Senua’s loremaster and ghost companion Druth isn’t motion-captured. The actor is filmed on a greenscreen, and that FMV is directly superimposed onto the game.

The visual hallucinations Senua has of a dead mentor are rendered as FMV—full-motion videos, videos of a real person unanimated and unpuppeteered—and are therefore more real than anything else in the world, than anything in a 3D-rendered video game should be. It’s difficult to step into this foreign world, but because the game allows Senua’s psychosis to turn from disability to superpower, we can overcome that difficulty. We can own it.

Not just that. Hellblade is also difficult in the way that reading “I Have No Mouth And I Must Scream” is difficult, or having a friend relate their traumatic experience while weeping in the stacks is difficult.

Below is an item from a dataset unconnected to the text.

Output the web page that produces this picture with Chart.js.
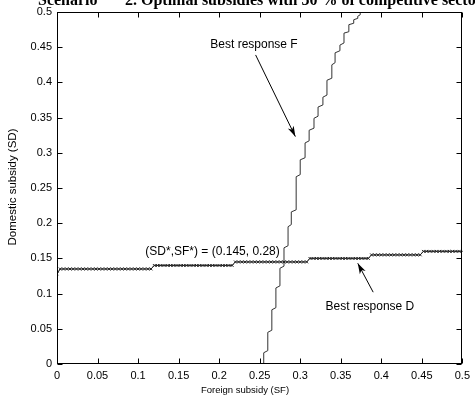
<!DOCTYPE html>
<html>
<head>
<meta charset="utf-8">
<script src="https://cdn.jsdelivr.net/npm/chart.js@4.4.1/dist/chart.umd.min.js"></script>
<style>
    html, body { margin: 0; padding: 0; background: #fff; }
    #chartBox { width: 475px; height: 403px; position: relative; }
</style>
</head>
<body>
<div id="chartBox"><canvas id="myChart"></canvas></div>
<script>
// tick values and labels (both axes use the same 0 .. 0.5 grid)
const tickValues = [0, 0.05, 0.1, 0.15, 0.2, 0.25, 0.3, 0.35, 0.4, 0.45, 0.5];
const tickLabels = ["0", "0.05", "0.1", "0.15", "0.2", "0.25", "0.3", "0.35", "0.4", "0.45", "0.5"];

// Best response D: SD for each SF on the 0.004 grid (SF = 0 .. 0.5)
const dStep = 0.004;
const dSD = [
    0.128,
    0.135, 0.135, 0.135, 0.135, 0.135, 0.135, 0.135, 0.135, 0.135, 0.135,
    0.135, 0.135, 0.135, 0.135, 0.135, 0.135, 0.135, 0.135, 0.135, 0.135,
    0.135, 0.135, 0.135, 0.135, 0.135, 0.135, 0.135, 0.135, 0.135,
    0.14, 0.14, 0.14, 0.14, 0.14, 0.14, 0.14, 0.14, 0.14, 0.14,
    0.14, 0.14, 0.14, 0.14, 0.14, 0.14, 0.14, 0.14, 0.14, 0.14,
    0.14, 0.14, 0.14, 0.14, 0.14,
    0.145, 0.145, 0.145, 0.145, 0.145, 0.145, 0.145, 0.145, 0.145, 0.145,
    0.145, 0.145, 0.145, 0.145, 0.145, 0.145, 0.145, 0.145, 0.145, 0.145,
    0.145, 0.145, 0.145,
    0.15, 0.15, 0.15, 0.15, 0.15, 0.15, 0.15, 0.15, 0.15, 0.15,
    0.15, 0.15, 0.15, 0.15, 0.15, 0.15, 0.15, 0.15, 0.15,
    0.155, 0.155, 0.155, 0.155, 0.155, 0.155, 0.155, 0.155, 0.155, 0.155,
    0.155, 0.155, 0.155, 0.155, 0.155, 0.155,
    0.16, 0.16, 0.16, 0.16, 0.16, 0.16, 0.16, 0.16, 0.16, 0.16,
    0.16, 0.16, 0.16
];

// Best response F: SF level and the SD range over which it holds
const fSF = [0.255, 0.26, 0.265, 0.27, 0.275, 0.28, 0.285, 0.289, 0.295, 0.3, 0.306, 0.311,
    0.317, 0.322, 0.328, 0.333, 0.339, 0.343, 0.349, 0.354, 0.36, 0.366, 0.371, 0.374];
const fSDlow = [0, 0.019, 0.048, 0.08, 0.111, 0.139, 0.168, 0.198, 0.219, 0.269, 0.293, 0.317,
    0.335, 0.352, 0.368, 0.382, 0.406, 0.428, 0.445, 0.456, 0.472, 0.484, 0.491, 0.496];
const fSDhigh = [0.016, 0.045, 0.077, 0.108, 0.136, 0.165, 0.195, 0.216, 0.266, 0.29, 0.314, 0.332,
    0.349, 0.365, 0.379, 0.403, 0.425, 0.442, 0.453, 0.47, 0.482, 0.489, 0.494, 0.5];

let dPoints = dSD.map((v, i) => ({ x: i * dStep, y: v }));
let fPoints = [];
for (let n = 0; n < fSF.length; n++) {
    fPoints.push({ x: fSF[n], y: fSDlow[n] });
    fPoints.push({ x: fSF[n], y: fSDhigh[n] });
}

function arrow(ctx, x1, y1, x2, y2) {
    ctx.beginPath();
    ctx.moveTo(x1, y1);
    ctx.lineTo(x2, y2);
    ctx.stroke();
    const ang = Math.atan2(y2 - y1, x2 - x1), len = 11, w = 0.3;
    ctx.beginPath();
    ctx.moveTo(x2, y2);
    ctx.lineTo(x2 - len * Math.cos(ang - w), y2 - len * Math.sin(ang - w));
    ctx.lineTo(x2 - len * 0.7 * Math.cos(ang), y2 - len * 0.7 * Math.sin(ang));
    ctx.lineTo(x2 - len * Math.cos(ang + w), y2 - len * Math.sin(ang + w));
    ctx.closePath();
    ctx.fill();
}

const frame = {
    id: 'frame',
    afterDraw(chart) {
        const { ctx, chartArea: a, scales: { x, y } } = chart;
        ctx.save();
        ctx.strokeStyle = '#000';
        ctx.fillStyle = '#000';
        ctx.lineWidth = 1;
        const L = Math.round(a.left) + 0.5, R = Math.round(a.right) - 0.5;
        const T = Math.round(a.top) + 0.5, B = Math.round(a.bottom) - 0.5;
        ctx.strokeRect(L, T, R - L, B - T);

        // inward ticks on all four sides
        ctx.beginPath();
        for (let n = 0; n < tickValues.length; n++) {
            const px = Math.round(x.getPixelForValue(tickValues[n])) + 0.5;
            ctx.moveTo(px, B); ctx.lineTo(px, B - 5);
            ctx.moveTo(px, T); ctx.lineTo(px, T + 5);
            const py = Math.round(y.getPixelForValue(tickValues[n])) + 0.5;
            ctx.moveTo(L, py); ctx.lineTo(L + 5, py);
            ctx.moveTo(R, py); ctx.lineTo(R - 5, py);
        }
        ctx.stroke();

        // axis titles
        ctx.textAlign = 'center';
        ctx.textBaseline = 'middle';
        ctx.font = '9.5px "Liberation Sans", Arial, sans-serif';
        ctx.fillText('Foreign subsidy (SF)', 245, 390);
        ctx.save();
        ctx.font = '11.5px "Liberation Sans", Arial, sans-serif';
        ctx.translate(13, 187);
        ctx.rotate(-Math.PI / 2);
        ctx.fillText('Domestic subsidy (SD)', 0, 0);
        ctx.restore();

        // annotations
        ctx.font = '12px "Liberation Sans", Arial, sans-serif';
        ctx.fillText('Best response F', x.getPixelForValue(0.243), y.getPixelForValue(0.453));
        ctx.fillText('Best response D', x.getPixelForValue(0.386), y.getPixelForValue(0.082));
        ctx.textAlign = 'left';
        ctx.fillText('(SD*,SF*) = (0.145, 0.28)', x.getPixelForValue(0.109), y.getPixelForValue(0.159));
        arrow(ctx, x.getPixelForValue(0.245), y.getPixelForValue(0.439),
            x.getPixelForValue(0.294), y.getPixelForValue(0.323));
        arrow(ctx, x.getPixelForValue(0.39), y.getPixelForValue(0.102),
            x.getPixelForValue(0.371), y.getPixelForValue(0.143));

        // title, cut off at the top of the picture
        ctx.font = 'bold 16px "Liberation Serif", "Times New Roman", serif';
        ctx.textBaseline = 'alphabetic';
        ctx.fillText('Scenario', 38, 5);
        ctx.fillText('2. Optimal subsidies with 50 % of competitive sector', 125, 5);
        ctx.restore();
    }
};

const config = {
    type: 'line',
    data: {
        datasets: [{
            label: 'Best response D',
            data: dPoints,
            borderColor: '#222',
            borderWidth: 1,
            pointStyle: 'crossRot',
            pointRadius: 2,
            pointBorderWidth: 1,
            pointBorderColor: '#222',
            tension: 0
        }, {
            label: 'Best response F',
            data: fPoints,
            borderColor: '#333',
            borderWidth: 1,
            pointRadius: 0,
            tension: 0
        }]
    },
    options: {
        responsive: true,
        maintainAspectRatio: false,
        animation: false,
        layout: { padding: { top: 12, right: 9, left: 0, bottom: 0 } },
        plugins: {
            legend: { display: false },
            tooltip: { enabled: false }
        },
        scales: {
            x: {
                type: 'linear',
                min: 0,
                max: 0.5,
                afterFit: (s) => { s.height = 39; },
                afterBuildTicks: (s) => { s.ticks = tickValues.map(v => ({ value: v })); },
                grid: { display: false, drawTicks: false },
                border: { display: false },
                ticks: {
                    padding: 5,
                    color: '#000',
                    maxRotation: 0,
                    autoSkip: false,
                    font: { family: '"Liberation Sans", Arial, sans-serif', size: 11 },
                    callback: (v, i) => tickLabels[i]
                }
            },
            y: {
                type: 'linear',
                min: 0,
                max: 0.5,
                afterFit: (s) => { s.width = 57; },
                afterBuildTicks: (s) => { s.ticks = tickValues.map(v => ({ value: v })); },
                grid: { display: false, drawTicks: false },
                border: { display: false },
                ticks: {
                    padding: 5,
                    color: '#000',
                    autoSkip: false,
                    font: { family: '"Liberation Sans", Arial, sans-serif', size: 11 },
                    callback: (v, i) => tickLabels[i]
                }
            }
        }
    },
    plugins: [frame]
};

new Chart(document.getElementById('myChart'), config);
</script>
</body>
</html>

Senua’s screams are not short. Her expressions peel into prolonged, wide-eyed agony. She is not the hero of a video game—she is a human, and her hand shakes as she cauterizes her wound and her trauma doesn’t shield us from the sight, the real, bone-cold sight, of her lover strung up and flayed.

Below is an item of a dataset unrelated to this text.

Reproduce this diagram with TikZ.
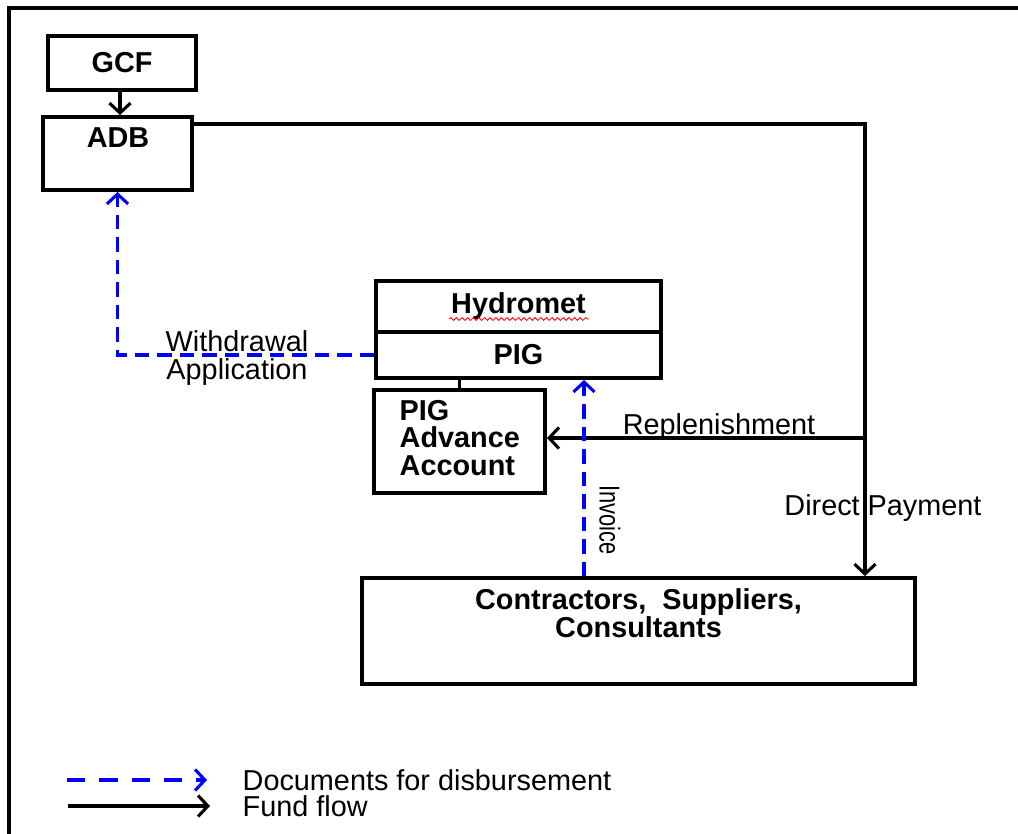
\documentclass[tikz,border=0pt]{standalone}
\usepackage{fontspec}
\setmainfont{Liberation Sans}
\usetikzlibrary{arrows.meta,decorations.pathmorphing}
\newcommand\bodyfont{\fontsize{20.5}{19.5}\selectfont}

\begin{document}
\begin{tikzpicture}[x=0.025cm,y=-0.025cm,
        every node/.style={font=\bodyfont,inner sep=1pt},
        bold/.style={font=\bodyfont\bfseries},
        box/.style={draw,line width=2.8pt},
        fund/.style={line width=2.2pt,-{Straight Barb[length=7pt,width=15pt]}},
        doc/.style={blue,line width=2.2pt,dash pattern=on 10pt off 6pt,-{Straight Barb[length=7pt,width=15pt]}}]
        \useasboundingbox (0,0) rectangle (1018,834);
        \draw[line width=2.8pt] (9,834) -- (9,8) -- (1018,8);
        % boxes
        \node[box,bold,minimum width=3.7cm,minimum height=1.35cm] (gcf) at (122,63) {GCF};
        \node[box,minimum width=3.725cm,minimum height=1.825cm] (adb) at (117.5,153.5) {};
        \node[bold] (adbtxt) at (118,138) {ADB};
        \node[box,bold,minimum width=7.125cm,minimum height=1.275cm] (hyd) at (518.5,306.5) {Hydromet};
        \draw[red,line width=0.6pt,decorate,decoration={snake,amplitude=1pt,segment length=4pt}] (449,319) -- (589,319);
        \node[box,bold,minimum width=7.125cm,minimum height=1.15cm] (pig) at (518.5,355) {PIG};
        \node[box,minimum width=4.275cm,minimum height=2.575cm] (adv) at (459.5,441.5) {};
        \node[bold,anchor=west,align=left] (advtxt) at (398,438) {PIG\\Advance\\Account};
        \node[box,minimum width=13.825cm,minimum height=2.65cm] (con) at (638.5,631) {};
        \node[bold,align=center] (contxt) at (638.5,613) {Contractors,\ \ Suppliers,\\Consultants};
        % fund flow
        \coordinate (top) at (865,124);
        \coordinate (rep) at (865,438);
        \draw[fund] (gcf.south -| 120,0) -- (adb.north -| 120,0);
        \draw[fund] (adb.east |- top) -| (con.north -| top);
        \draw[fund] (rep) -- (adv.east |- rep);
        \draw[line width=2.2pt] (pig.south -| adv.north) -- (adv.north);
        % documents
        \coordinate (inv) at (584,480);
        \draw[doc] (pig.west) -| (adb.south);
        \draw[doc] (con.north -| inv) -- (pig.south -| inv);
        % labels
        \node[align=center] (wd) at (237,358) {Withdrawal\\Application};
        \node (replab) at (719,427) {Replenishment};
        \node (dplab) at (883,508) {Direct Payment};
        \node[rotate=-90] (invlab) at (610,520) {\scalebox{0.76}[1]{Invoice}};
        % legend
        \coordinate (d0) at (67,780);
        \coordinate (d1) at (207,780);
        \coordinate (f0) at (68,806);
        \coordinate (f1) at (210,806);
        \draw[doc,dash pattern=on 13pt off 10pt] (d0) -- (d1);
        \draw[fund] (f0) -- (f1);
        \node[anchor=west] (docleg) at (241,780) {Documents for disbursement};
        \node[anchor=west] (fundleg) at (241,806) {Fund flow};
\end{tikzpicture}
\end{document}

Senua’s pain is rendered in disturbing realism, visually and auditorily.

Affective difficulty isn’t a slow challenge of adaptation; it’s a heartache that challenges you every moment to keep playing, because Senua can’t quit, she’s promised not to quit, and the only way for her to quit is to end the story and from the moment she first steps into the prologue she sends that possibility away by kicking her canoe back out to sea. It’s difficult to watch. It’s difficult to see a person in pain and not be able to reach out to hug her, to plead with her to stop. It’s difficult, even though she’s not real, even though she’s pixels, even though the historical raids the game superimposes on its story happened centuries and centuries ago in the same mythic universes that Thor movies render with such humor. Real? No, not real, like how hallucinations and delusions aren’t real, and we know it’s not…but not when we’re in Senua’s world. Not when hallucinations can slice into her arm and we grimace at her shriek.

It’s hard to walk with her. We walk with her anyway, because the only way to soothe that affective pain, not hide it, not turn off the computer and walk away with her ghost trapped in the subconscious, is to mend the void that created the difficulty in the first place: Senua is alone. Alone in her psychosis, alone in her quest. With us beside her, validating that yes, her pain is so, so real, at least she’s not alone.

One Comment

  • astachowiak astachowiak says:

    This post is so wonderfully done — personally I do believe that affective difficulty is the hardest form of difficulty to engage with. As you mention, Hellblade has the player consent into Senua’s reality and world. It is not just that the player plays as her, but instead becomes her. The player not only hear the voices she hears, but they hear them in the same manner that she does. The tension of being in this state becomes clear — a player relies on the voices that tell them an enemy is behind them. But just as there are voices guiding the player, there are those trying to hinder them. How can Senua tell those voices apart from the voices that call for her own harm? What voice is right to listen to? Who determines which voice is right? A similar scenario manifests with the visuals in the game. Senua’s journey requires her to go from one area to another — a task that does not have any obstacles. However, it is the need fight imagined enemies or deal with changing environments that create barriers to Senua’s journey. The player’s world perception shifts just like hers — they cannot simply say an enemy isn’t truly there and run past. The player cannot have Senua ignore her own reality, they must engage with it. In order to go on Senua’s journey, the player must engage with the rules of Senua’s world.